The Invisible Workload: Why the Mental Load in Parenting Is Finally Being Talked About
You remembered to schedule the dentist appointment, buy the birthday gift for your child's classmate, notice that the winter coat no longer fits, sign the permission slip, research the summer camp deadline, track the pediatrician visit, and make sure there are snacks for after practice. All of this before 8 a.m. All of this while also getting everyone out the door.
Your partner forgot there was a dentist appointment.
This is the mental load. And right now, it is one of the most passionately debated topics in parenting conversations, not because it is new, but because parents, and particularly mothers, are finally refusing to accept it as simply 'the way things are.'
Naming the Invisible
The concept of the 'mental load' was widely popularized by French cartoonist Emma in her 2017 viral comic 'You Should've Asked,' which depicted how women are expected to function as household managers while their partners wait to be asked. The comic resonated with millions globally, not because the individual tasks were unmanageable, but because the cognitive labor of tracking, anticipating, and orchestrating every aspect of family life falls invisibly and disproportionately on mothers.

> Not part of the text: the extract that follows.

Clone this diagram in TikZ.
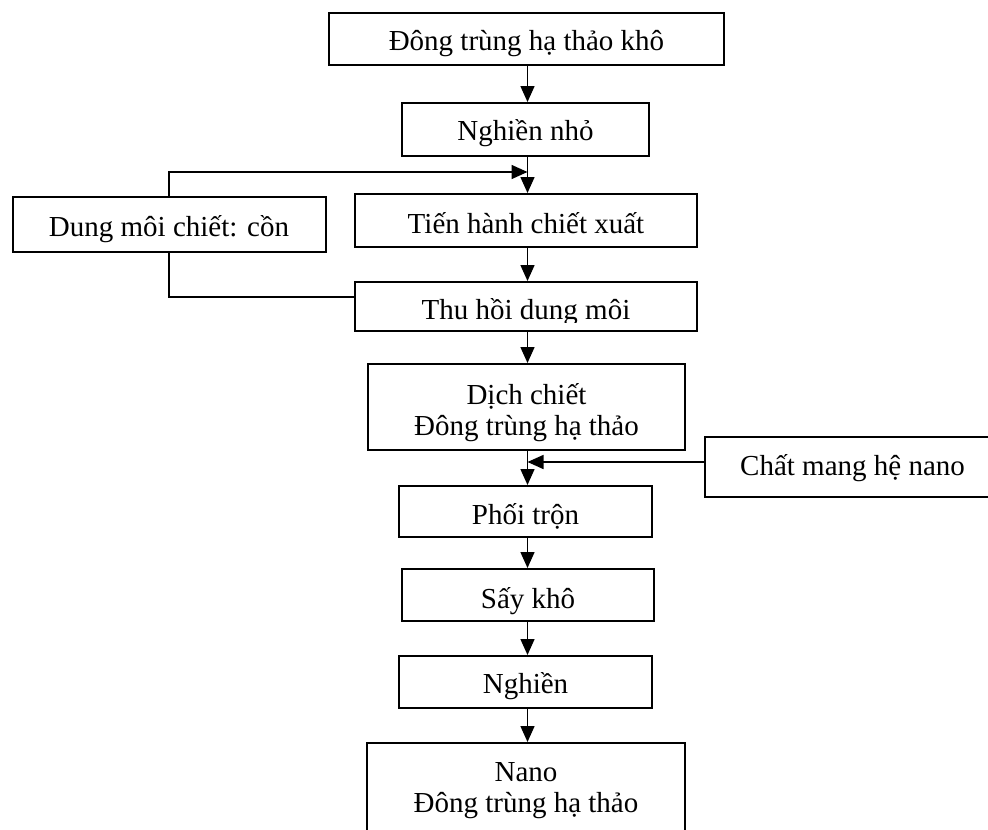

Sociologists distinguish between three types of domestic work: visible labor (cleaning, cooking, driving), emotional labor (managing relationships, supporting emotional needs), and cognitive or mental labor (planning, organizing, remembering, anticipating). Research consistently shows that in heterosexual couples, women perform more of all three, but the cognitive dimension is the most invisible and the hardest to redistribute.
Dr. Allison Daminger's 2019 research in the American Sociological Review, widely considered the most rigorous study of cognitive domestic labor to date, found that women handle a disproportionate share of the anticipating and monitoring stages of household management — the noticing and tracking that precede any visible action.